Alongside claims that immigrants are a “cultural” and “demographic” threat to the United States, some prominent members of the new nationalist right argue that increased immigration will hurt working-class Americans in the pocketbook.
“These new arrivals compete primarily with the very Americans most likely to have lost their jobs, and the effect is lower wages,” Tucker Carlson declared during an anti-immigrant monologue on his Fox News show last year. Academics like the controversial University of Pennsylvania law professor Amy Wax have argued that immigration, particularly low-skilled immigration, has undercut working-class American wages.
At first blush, this seems to make intuitive sense. But new a new paper in the Journal of Development Economics helps show why new immigrants do not, in fact, tend to hurt native workers. After reviewing the flow of Syrian refugees into Jordan, researchers found that “Jordanians living in areas with a high concentration of refugees have had no worse labor market outcomes than Jordanians with less exposure to the refugee influx.”
That’s particularly eye-opening given the scale of the migration. Over 1.3 million Syrians moved to Jordan from the beginning of the Syrian civil war in 2011 to 2015. That’s a huge influx into a country of 6.6 million Jordanians.

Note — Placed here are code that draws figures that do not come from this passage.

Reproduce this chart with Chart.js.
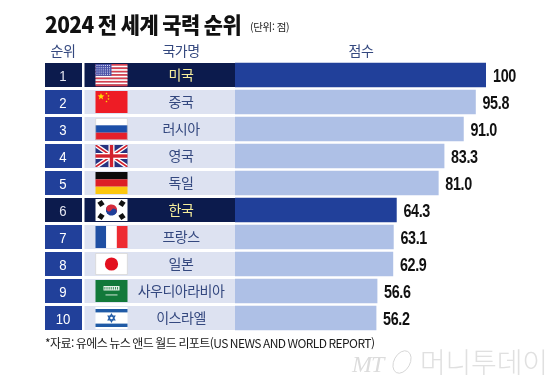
<!DOCTYPE html>
<html lang="ko">
<head>
<meta charset="utf-8">
<title>2024 전 세계 국력 순위</title>
<script src="https://cdn.jsdelivr.net/npm/chart.js@4"></script>
<style>
  html, body { margin: 0; padding: 0; background: #fff; }
  canvas { display: block; }
</style>
</head>
<body>
<canvas id="rankChart" width="560" height="384"></canvas>
<script>
const ranks = ['1', '2', '3', '4', '5', '6', '7', '8', '9', '10']
const countries = ['미국', '중국', '러시아', '영국', '독일', '한국', '프랑스', '일본', '사우디아라비아', '이스라엘']
const scores = [100, 95.8, 91.0, 83.3, 81.0, 64.3, 63.1, 62.9, 56.6, 56.2]
const scoreLabels = ['100', '95.8', '91.0', '83.3', '81.0', '64.3', '63.1', '62.9', '56.6', '56.2']
const flags = ['us', 'cn', 'ru', 'gb', 'de', 'kr', 'fr', 'jp', 'sa', 'il']
const highlighted = ['미국', '한국']

const NAVY = '#0c1b4d'
const BLUE = '#21409a'
const BAND = '#dde2f1'
const LIGHT_BAR = '#aec0e6'
const INK = '#34487f'
const KR_FONT = '"Noto Sans CJK KR"'
const NUM_FONT = '"Liberation Sans"'

function text(ctx, str, x, y, font, color, align, spacing, squeeze) {
  ctx.save()
  ctx.translate(x, y)
  ctx.scale(squeeze || 1, 1)
  ctx.font = font
  ctx.fillStyle = color
  ctx.textAlign = align || 'left'
  ctx.textBaseline = 'alphabetic'
  ctx.letterSpacing = spacing || '0px'
  ctx.fillText(str, 0, 0)
  ctx.restore()
}

function star(ctx, cx, cy, r, color) {
  ctx.fillStyle = color
  ctx.beginPath()
  for (let i = 0; i < 10; i++) {
    const rad = i % 2 ? r * 0.42 : r
    const a = -Math.PI / 2 + i * Math.PI / 5
    ctx.lineTo(cx + rad * Math.cos(a), cy + rad * Math.sin(a))
  }
  ctx.closePath()
  ctx.fill()
}

function diagonal(ctx, x1, y1, x2, y2, width, color) {
  ctx.strokeStyle = color
  ctx.lineWidth = width
  ctx.beginPath()
  ctx.moveTo(x1, y1)
  ctx.lineTo(x2, y2)
  ctx.stroke()
}

// 국기는 행 위치(y 스케일)에 맞춰 그림
const flagPainters = {
  us(ctx, x, y, w, h) {
    for (let i = 0; i < 13; i++) {
      ctx.fillStyle = i % 2 ? '#ffffff' : '#d8404f'
      ctx.fillRect(x, y + i * h / 13, w, h / 13 + 0.3)
    }
    ctx.fillStyle = '#4a52a8'
    ctx.fillRect(x, y, w * 0.5, h * 0.54)
    ctx.fillStyle = '#dfe2f5'
    for (let r = 0; r < 5; r++) {
      for (let c = 0; c < 7; c++) {
        ctx.fillRect(x + 1 + c * 2.1, y + 1 + r * 2.2, 1, 1)
      }
    }
  },
  cn(ctx, x, y, w, h) {
    ctx.fillStyle = '#ee1c25'
    ctx.fillRect(x, y, w, h)
    star(ctx, x + 5.5, y + 5.5, 3.6, '#ffde00')
    star(ctx, x + 11, y + 2.5, 1.2, '#ffde00')
    star(ctx, x + 13, y + 5, 1.2, '#ffde00')
    star(ctx, x + 13, y + 8, 1.2, '#ffde00')
    star(ctx, x + 11, y + 10.5, 1.2, '#ffde00')
  },
  ru(ctx, x, y, w, h) {
    ctx.fillStyle = '#ffffff'
    ctx.fillRect(x, y, w, h / 3)
    ctx.fillStyle = '#1c4fa8'
    ctx.fillRect(x, y + h / 3, w, h / 3)
    ctx.fillStyle = '#e5202a'
    ctx.fillRect(x, y + 2 * h / 3, w, h / 3)
    ctx.strokeStyle = '#c9c9c9'
    ctx.lineWidth = 0.6
    ctx.strokeRect(x + 0.3, y + 0.3, w - 0.6, h - 0.6)
  },
  gb(ctx, x, y, w, h) {
    ctx.fillStyle = '#27337f'
    ctx.fillRect(x, y, w, h)
    ctx.save()
    ctx.beginPath()
    ctx.rect(x, y, w, h)
    ctx.clip()
    diagonal(ctx, x, y, x + w, y + h, 4.4, '#ffffff')
    diagonal(ctx, x + w, y, x, y + h, 4.4, '#ffffff')
    diagonal(ctx, x, y, x + w, y + h, 1.6, '#d3212d')
    diagonal(ctx, x + w, y, x, y + h, 1.6, '#d3212d')
    ctx.restore()
    ctx.fillStyle = '#ffffff'
    ctx.fillRect(x + w / 2 - 3, y, 6, h)
    ctx.fillRect(x, y + h / 2 - 3, w, 6)
    ctx.fillStyle = '#d3212d'
    ctx.fillRect(x + w / 2 - 1.7, y, 3.4, h)
    ctx.fillRect(x, y + h / 2 - 1.7, w, 3.4)
  },
  de(ctx, x, y, w, h) {
    ctx.fillStyle = '#0b0b0b'
    ctx.fillRect(x, y, w, h / 3)
    ctx.fillStyle = '#dd1f26'
    ctx.fillRect(x, y + h / 3, w, h / 3)
    ctx.fillStyle = '#fbc70f'
    ctx.fillRect(x, y + 2 * h / 3, w, h / 3)
  },
  kr(ctx, x, y, w, h) {
    const cx = x + w / 2
    const cy = y + h / 2
    ctx.fillStyle = '#ffffff'
    ctx.fillRect(x, y, w, h)
    ctx.save()
    ctx.translate(cx, cy)
    ctx.rotate(0.55)
    ctx.fillStyle = '#d52b3c'
    ctx.beginPath()
    ctx.arc(0, 0, 5.6, Math.PI, 0)
    ctx.fill()
    ctx.fillStyle = '#20409a'
    ctx.beginPath()
    ctx.arc(0, 0, 5.6, 0, Math.PI)
    ctx.fill()
    ctx.fillStyle = '#d52b3c'
    ctx.beginPath()
    ctx.arc(-2.8, 0, 2.8, 0, Math.PI * 2)
    ctx.fill()
    ctx.fillStyle = '#20409a'
    ctx.beginPath()
    ctx.arc(2.8, 0, 2.8, 0, Math.PI * 2)
    ctx.fill()
    ctx.restore()
    ;[[-10.5, -6.5], [10.5, -6.5], [-10.5, 6.5], [10.5, 6.5]].forEach(([dx, dy]) => {
      ctx.save()
      ctx.translate(cx + dx, cy + dy)
      ctx.rotate(dx * dy > 0 ? 0.98 : -0.98)
      ctx.fillStyle = '#111111'
      ctx.fillRect(-2.6, -2.6, 5.2, 5.2)
      ctx.restore()
    })
  },
  fr(ctx, x, y, w, h) {
    ctx.fillStyle = '#1f4fa3'
    ctx.fillRect(x, y, w / 3, h)
    ctx.fillStyle = '#ffffff'
    ctx.fillRect(x + w / 3, y, w / 3, h)
    ctx.fillStyle = '#ee2b32'
    ctx.fillRect(x + 2 * w / 3, y, w / 3, h)
  },
  jp(ctx, x, y, w, h) {
    ctx.fillStyle = '#ffffff'
    ctx.fillRect(x, y, w, h)
    ctx.strokeStyle = '#c9c9c9'
    ctx.lineWidth = 0.6
    ctx.strokeRect(x + 0.3, y + 0.3, w - 0.6, h - 0.6)
    ctx.fillStyle = '#e3101f'
    ctx.beginPath()
    ctx.arc(x + w / 2, y + h / 2, 6.6, 0, Math.PI * 2)
    ctx.fill()
  },
  sa(ctx, x, y, w, h) {
    ctx.fillStyle = '#12793a'
    ctx.fillRect(x, y, w, h)
    ctx.fillStyle = '#e4efe6'
    ctx.fillRect(x + 8, y + 6, 16, 4.5)
    ctx.fillStyle = '#12793a'
    for (let i = 0; i < 7; i++) ctx.fillRect(x + 9 + i * 2.1, y + 7, 0.8, 2.5)
    ctx.fillStyle = '#e4efe6'
    ctx.fillRect(x + 10, y + 14.5, 12, 0.9)
  },
  il(ctx, x, y, w, h) {
    ctx.fillStyle = '#ffffff'
    ctx.fillRect(x, y, w, h)
    ctx.fillStyle = '#1f5aa6'
    ctx.fillRect(x, y + 2, w, 3.4)
    ctx.fillRect(x, y + h - 5.4, w, 3.4)
    const cx = x + w / 2
    const cy = y + h / 2
    ;[-1, 1].forEach(dir => {
      ctx.beginPath()
      ctx.moveTo(cx, cy - dir * 3.8)
      ctx.lineTo(cx + 3.3, cy + dir * 1.9)
      ctx.lineTo(cx - 3.3, cy + dir * 1.9)
      ctx.closePath()
      ctx.strokeStyle = '#1f5aa6'
      ctx.lineWidth = 1.2
      ctx.stroke()
    })
  }
}

// 순위 칸, 국가명 칸, 국기
const rowBands = {
  id: 'rowBands',
  beforeDatasetsDraw(chart) {
    const ctx = chart.ctx
    const yScale = chart.scales.y
    ctx.save()
    countries.forEach((name, i) => {
      const y = yScale.getPixelForValue(i)
      const on = highlighted.includes(name)
      ctx.fillStyle = on ? NAVY : BLUE
      ctx.fillRect(45, y - 12, 37, 24)
      ctx.fillStyle = on ? NAVY : BAND
      ctx.fillRect(84.5, y - 12, chart.chartArea.left - 84.5, 24)
      flagPainters[flags[i]](ctx, 95.5, y - 11, 32, 22)
    })
    ctx.restore()
  }
}

// 글자는 모두 실제 텍스트로
const chartText = {
  id: 'chartText',
  afterDatasetsDraw(chart) {
    const ctx = chart.ctx
    const yScale = chart.scales.y
    const bars = chart.getDatasetMeta(0).data
    ctx.save()
    text(ctx, '2024 전 세계 국력 순위', 45, 33, `900 22px ${KR_FONT}`, '#111111', 'left', '-0.6px', 0.95)
    text(ctx, '(단위: 점)', 250, 31, `10.5px ${KR_FONT}`, '#222222', 'left', '-0.3px')
    text(ctx, '순위', 63, 56, `14px ${KR_FONT}`, INK, 'center', '-0.5px')
    text(ctx, '국가명', 181, 56, `14px ${KR_FONT}`, INK, 'center', '-0.5px')
    text(ctx, '점수', 361, 56, `14px ${KR_FONT}`, INK, 'center', '-0.5px')

    countries.forEach((name, i) => {
      const y = yScale.getPixelForValue(i)
      const on = highlighted.includes(name)
      text(ctx, ranks[i], 63, y + 5.5, `15.5px ${NUM_FONT}`, on ? '#e6e8f2' : '#ffffff', 'center', '0px', 0.85)
      text(ctx, name, 181, y + 5, `14px ${KR_FONT}`, on ? '#f6ee9c' : INK, 'center', '-0.5px')
      text(ctx, scoreLabels[i], bars[i].x + 7, y + 6.5, `bold 17.5px ${NUM_FONT}`, '#111111', 'left', '-0.4px', 0.82)
    })

    text(ctx, '*자료: 유에스 뉴스 앤드 월드 리포트(US NEWS AND WORLD REPORT)', 45, 348, `12px ${KR_FONT}`, '#1a1a1a', 'left', '-0.58px')

    text(ctx, 'MT', 352, 372, 'italic 24px "Liberation Serif"', '#dcdcdc', 'left', '-1px')
    ctx.strokeStyle = '#d6d6d6'
    ctx.lineWidth = 1
    ctx.beginPath()
    ctx.ellipse(402, 362, 8, 12, 0.5, 0, Math.PI * 2)
    ctx.stroke()
    text(ctx, '머니투데이', 420, 373, `300 28px ${KR_FONT}`, '#e0e0e0', 'left', '-0.2px')
    ctx.restore()
  }
}

new Chart(document.getElementById('rankChart'), {
  type: 'bar',
  data: {
    labels: countries,
    datasets: [{
      data: scores,
      backgroundColor: countries.map(name => highlighted.includes(name) ? BLUE : LIGHT_BAR),
      barThickness: 24,
      borderWidth: 0
    }]
  },
  options: {
    indexAxis: 'y',
    responsive: false,
    animation: false,
    layout: { padding: { left: 235, right: 74, top: 61.5, bottom: 52.5 } },
    plugins: { legend: { display: false }, tooltip: { enabled: false } },
    scales: {
      x: { min: 0, max: 100, display: false },
      y: { display: false }
    }
  },
  plugins: [rowBands, chartText]
})
</script>
</body>
</html>
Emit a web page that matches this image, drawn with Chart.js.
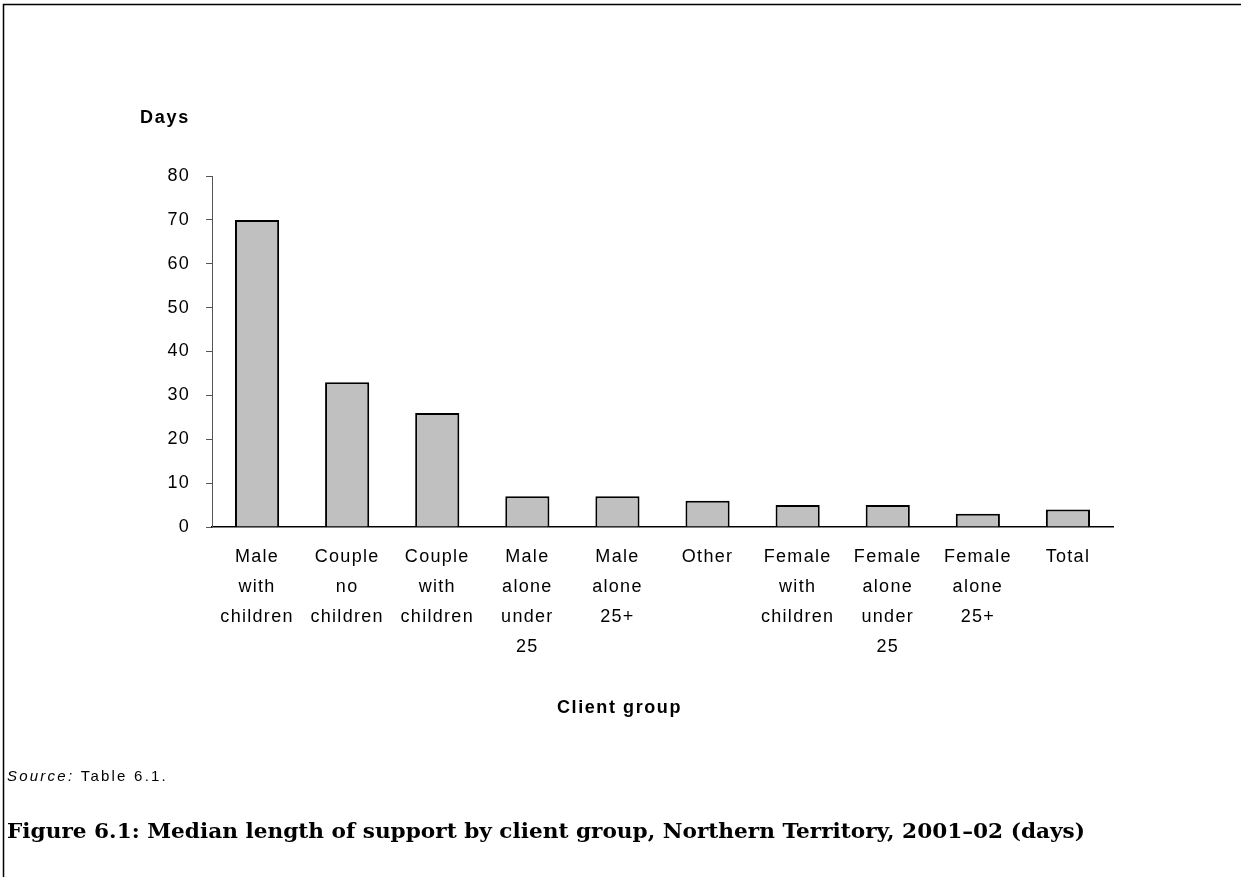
<!DOCTYPE html>
<html>
<head>
<meta charset="utf-8">
<script src="https://cdn.jsdelivr.net/npm/chart.js@4.4.0/dist/chart.umd.min.js"></script>
<style>
  html, body { margin: 0; padding: 0; background: #fff; }
  #wrap { position: relative; width: 1241px; height: 877px; }
</style>
</head>
<body>
<div id="wrap"><canvas id="lengthChart" width="1241" height="877"></canvas></div>
<script>
// client groups (multi-line labels as in the figure)
const categories = [
    ['Male', 'with', 'children'],
    ['Couple', 'no', 'children'],
    ['Couple', 'with', 'children'],
    ['Male', 'alone', 'under', '25'],
    ['Male', 'alone', '25+'],
    ['Other'],
    ['Female', 'with', 'children'],
    ['Female', 'alone', 'under', '25'],
    ['Female', 'alone', '25+'],
    ['Total']
];
// median days of support
const medianDays = [70, 33, 26, 7, 7, 6, 5, 5, 3, 4];
const yTicks = [0, 10, 20, 30, 40, 50, 60, 70, 80];

const yTitle = 'Days';
const xTitle = 'Client group';
const sourceLabel = 'Source:';
const sourceText = ' Table 6.1.';
const caption = 'Figure 6.1: Median length of support by client group, Northern Territory, 2001\u201302 (days)';

const sans = '"Liberation Sans", Arial, sans-serif';
const serif = '"DejaVu Serif", "Liberation Serif", serif';

// stretch text to a given width via letter spacing
function fitSpacing(ctx, text, width) {
    ctx.letterSpacing = '0px';
    const w = ctx.measureText(text).width;
    return Math.max(0, (width - w) / text.length);
}

// extra text + page frame
const decorations = {
    id: 'decorations',
    beforeDraw(chart) {
        chart.ctx.letterSpacing = '1.3px';
    },
    afterDraw(chart) {
        const ctx = chart.ctx;
        ctx.save();
        ctx.letterSpacing = '0px';
        // frame (top and left only)
        ctx.strokeStyle = '#000';
        ctx.lineWidth = 1.5;
        ctx.beginPath();
        ctx.moveTo(3.5, 877);
        ctx.lineTo(3.5, 4.5);
        ctx.lineTo(1241, 4.5);
        ctx.stroke();

        ctx.fillStyle = '#000';
        ctx.textBaseline = 'middle';
        ctx.textAlign = 'left';
        ctx.font = 'bold 18px ' + sans;
        let sp = fitSpacing(ctx, yTitle, 50);
        ctx.letterSpacing = sp + 'px';
        ctx.fillText(yTitle, 140, 118);
        sp = fitSpacing(ctx, xTitle, 125);
        ctx.letterSpacing = sp + 'px';
        ctx.fillText(xTitle, 557, 708);

        // source line
        ctx.font = '15px ' + sans;
        sp = fitSpacing(ctx, sourceLabel + sourceText, 161);
        ctx.letterSpacing = sp + 'px';
        ctx.font = 'italic 15px ' + sans;
        ctx.fillText(sourceLabel, 7, 777);
        const w = ctx.measureText(sourceLabel).width;
        ctx.font = '15px ' + sans;
        ctx.fillText(sourceText, 7 + w, 777);

        // caption: condensed horizontally to the figure's width
        ctx.letterSpacing = '0px';
        ctx.font = 'bold 21px ' + serif;
        const cw = ctx.measureText(caption).width;
        ctx.textBaseline = 'alphabetic';
        ctx.translate(7, 838);
        ctx.scale(1078 / cw, 1);
        ctx.fillText(caption, 0, 0);
        ctx.restore();
    }
};

const ctx = document.getElementById('lengthChart').getContext('2d');
const chart = new Chart(ctx, {
    type: 'bar',
    data: {
        labels: categories,
        datasets: [{
            label: 'Median days',
            data: medianDays,
            backgroundColor: '#c0c0c0',
            borderColor: '#000',
            borderWidth: 2,
            barPercentage: 0.49,
            categoryPercentage: 1.0
        }]
    },
    options: {
        responsive: false,
        animation: false,
        devicePixelRatio: 1,
        layout: { padding: { left: 0, top: 176, right: 128, bottom: 0 } },
        plugins: {
            legend: { display: false },
            tooltip: { enabled: false }
        },
        scales: {
            x: {
                grid: { display: false, drawTicks: false },
                border: { display: true, color: '#000', width: 1.5 },
                ticks: {
                    color: '#000',
                    font: { family: sans, size: 18, lineHeight: 1.667 },
                    padding: 15,
                    maxRotation: 0,
                    autoSkip: false
                },
                afterFit(scale) { scale.height = 877 - 527; }
            },
            y: {
                min: 0,
                max: 80,
                afterBuildTicks(scale) { scale.ticks = yTicks.map(v => ({ value: v })); },
                grid: { drawOnChartArea: false, drawTicks: true, tickLength: 6, color: '#000', tickColor: '#555' },
                border: { display: true, color: '#555', width: 1 },
                ticks: {
                    color: '#000',
                    font: { family: sans, size: 18 },
                    padding: 16
                },
                afterFit(scale) { scale.width = 212; }
            }
        }
    },
    plugins: [decorations]
});
</script>
</body>
</html>
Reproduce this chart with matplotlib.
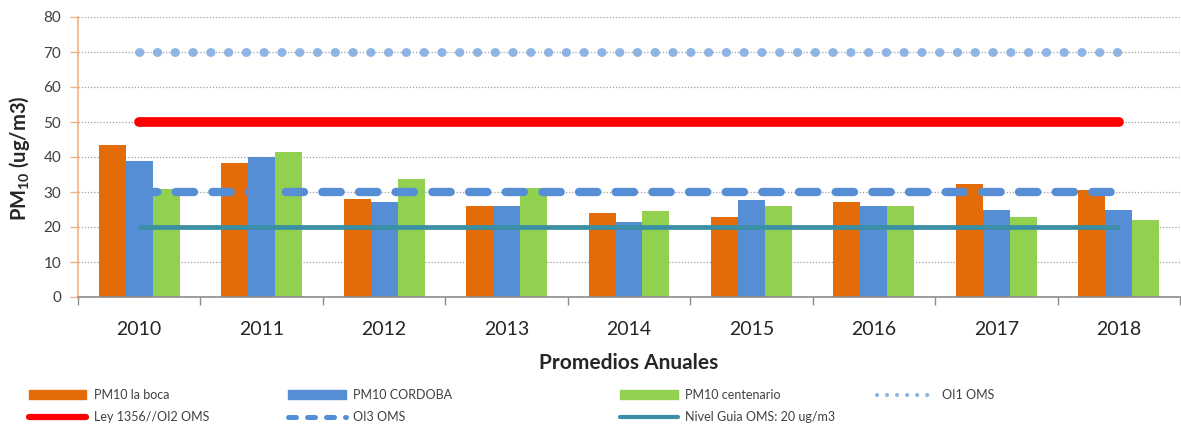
import matplotlib
matplotlib.use("Agg")
import matplotlib.pyplot as plt
import numpy as np
from matplotlib.lines import Line2D
from matplotlib.patches import Patch

plt.rcParams['font.family'] = ['Lato', 'DejaVu Sans']
plt.rcParams['mathtext.fontset'] = 'custom'
plt.rcParams['mathtext.rm'] = 'Lato'
plt.rcParams['mathtext.bf'] = 'Lato:bold'

years = ['2010', '2011', '2012', '2013', '2014', '2015', '2016', '2017', '2018']
pm10_la_boca = [43.5, 38.4, 28.1, 26.0, 24.1, 23.0, 27.1, 32.3, 30.6]
pm10_cordoba = [39.0, 40.0, 27.1, 26.0, 21.5, 27.6, 26.0, 25.0, 25.0]
pm10_centenario = [31.0, 41.4, 33.8, 31.1, 24.6, 26.0, 26.0, 23.0, 22.0]
oi1_oms = [70] * 9
ley_oi2_oms = [50] * 9
oi3_oms = [30] * 9
nivel_guia_oms = [20] * 9

labels = ['PM10 la boca', 'PM10 CORDOBA', 'PM10 centenario', 'OI1 OMS',
          'Ley 1356//OI2 OMS', 'OI3 OMS', 'Nivel Guia OMS: 20 ug/m3']

c_orange = '#E36C09'
c_blue = '#558ED5'
c_green = '#92D050'
c_dot = '#8DB4E2'
c_red = '#FF0000'
c_teal = '#3A8FA4'

fig = plt.figure(figsize=(11.81, 4.28), dpi=100)
ax = fig.add_axes([78 / 1181, 1 - 297 / 428, 1102 / 1181, 280 / 428])

x = np.arange(len(years))
w = 0.22
ax.bar(x - w, pm10_la_boca, w, color=c_orange, zorder=2)
ax.bar(x, pm10_cordoba, w, color=c_blue, zorder=2)
ax.bar(x + w, pm10_centenario, w, color=c_green, zorder=2)

ax.plot(x, oi1_oms, color=c_dot, lw=6.4, dashes=(0.05, 1.95),
        dash_capstyle='round', zorder=3)
ax.plot(x, ley_oi2_oms, color=c_red, lw=7.0, solid_capstyle='round', zorder=3)
ax.plot(x, oi3_oms, color=c_blue, lw=6.0, dashes=(2.2, 2.2),
        dash_capstyle='round', zorder=3)
ax.plot(x, nivel_guia_oms, color=c_teal, lw=3.4, solid_capstyle='butt', zorder=3)

ax.set_xlim(-0.5, len(years) - 0.5)
ax.set_ylim(0, 80)
ax.set_yticks(np.arange(0, 81, 10))
ax.yaxis.grid(True, color='#A0A0A0', linestyle=(0, (1, 1.5)), linewidth=0.9, zorder=0)
ax.set_axisbelow(True)

ax.set_xticks(x)
ax.set_xticklabels(years, fontsize=14, color='#262626')
ax.set_xticks(np.arange(-0.5, len(years), 1.0), minor=True)
ax.tick_params(axis='x', which='major', length=0, pad=17)
ax.tick_params(axis='x', which='minor', length=6, width=1, color='#8C8C8C', direction='out')
ax.tick_params(axis='y', length=6, width=1, color='#F4B183', labelsize=11,
               labelcolor='#404040', pad=6)

for s in ['top', 'right']:
    ax.spines[s].set_visible(False)
ax.spines['left'].set_color('#F4B183')
ax.spines['left'].set_linewidth(1.2)
ax.spines['bottom'].set_color('#8C8C8C')
ax.spines['bottom'].set_linewidth(1.2)

ax.set_xlabel('Promedios Anuales', fontsize=15, fontweight='bold', color='#262626', labelpad=11)
fig.text(20 / 1181, 1 - 158 / 428, r'PM$_{\mathbf{10}}$ (ug/m3)', rotation=90,
         fontsize=14.5, fontweight='bold', color='#262626', ha='center', va='center')

# Legend proxies (smaller line styles like the reference legend)
h_boca = Patch(color=c_orange)
h_cord = Patch(color=c_blue)
h_cent = Patch(color=c_green)
h_oi1 = Line2D([], [], color=c_dot, lw=3.0, dashes=(0.01, 2.4), dash_capstyle='round')
h_red = Line2D([], [], color=c_red, lw=4.5, solid_capstyle='round')
h_oi3 = Line2D([], [], color=c_blue, lw=3.6, dashes=(1.6, 2.2), dash_capstyle='round')
h_teal = Line2D([], [], color=c_teal, lw=3.0, solid_capstyle='round')

legend_cols = [
    ([h_boca, h_red], [labels[0], labels[4]], 29),
    ([h_cord, h_oi3], [labels[1], labels[5]], 288),
    ([h_cent, h_teal], [labels[2], labels[6]], 620),
    ([h_oi1], [labels[3]], 877),
]
for hs, ls, xpx in legend_cols:
    fig.legend(hs, ls, loc='upper left', bbox_to_anchor=(xpx / 1181, 1 - 389 / 428),
               frameon=False, fontsize=9, handlelength=4.6, handletextpad=0.6,
               borderpad=0, borderaxespad=0, labelspacing=0.8, labelcolor='#404040')

fig.savefig('out.png', dpi=100)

The study’s result is consistent with the vast majority of economic research about immigration’s impact on wages. The Mariel Boatlift in 1980 is a common case study.
In 1980, amid especially bad domestic economic conditions, Cuban dictator Fidel Castro allowed about 125,000 people to leave the country. They fled to southern Florida, increasing the size of Miami’s labor force by 7 percent in a matter of weeks. Given the sudden nature of this change, and given that most of these migrants were not particularly high-skilled, the Mariel Boatlift a good place to examine how immigration affects wages. And most studies of the boatlift find that the boatlift did not reduce native-born Americans’ pay. A 1990 paper by the Berkeley labor economist David Card, for example, found that the boatlift had “virtually no impact on the wages or employment rates” of lower-skilled Miami workers.
The Harvard economist George Borjas reached a different conclusion. His paper, published in 2017, found that the wages of high school dropouts in Miami fell by between 10 and 30 percent after the boatlift. But now a new study in The Journal of Human Resources finds that the wages of high school dropouts in Miami didn’t change relative to the wages of high school dropouts in other cities that did not experience a large immigration influx.
How, you might ask, is that possible? After all, the basic laws of economics suggest that an increase in the supply of labor should lower the price of labor. But increased immigration doesn’t just increase the supply of labor—it also expands the demand for labor. Immigrants aren’t just workers. They also help start businesses, and they purchase goods and services from existing businesses.
Indeed, immigrants play a substantial role in American entrepreneurship. Immigrants make up 15 percent of the U.S. population but start around 25 percent of new businesses. And while high-skilled immigrants disproportionately found the largest American companies, less-skilled newcomers are also disproportionately responsible for low-income entrepreneurship.
So that’s why native wages didn’t drop. If you look at immigrants as contributing only to labor supply and not labor demand, you are committing what economists call the lump of labor fallacy. Given how entrepreneurial immigrants tend to be, letting more foreigners into United States might actually be a partial solution to slow wage growth, not its cause.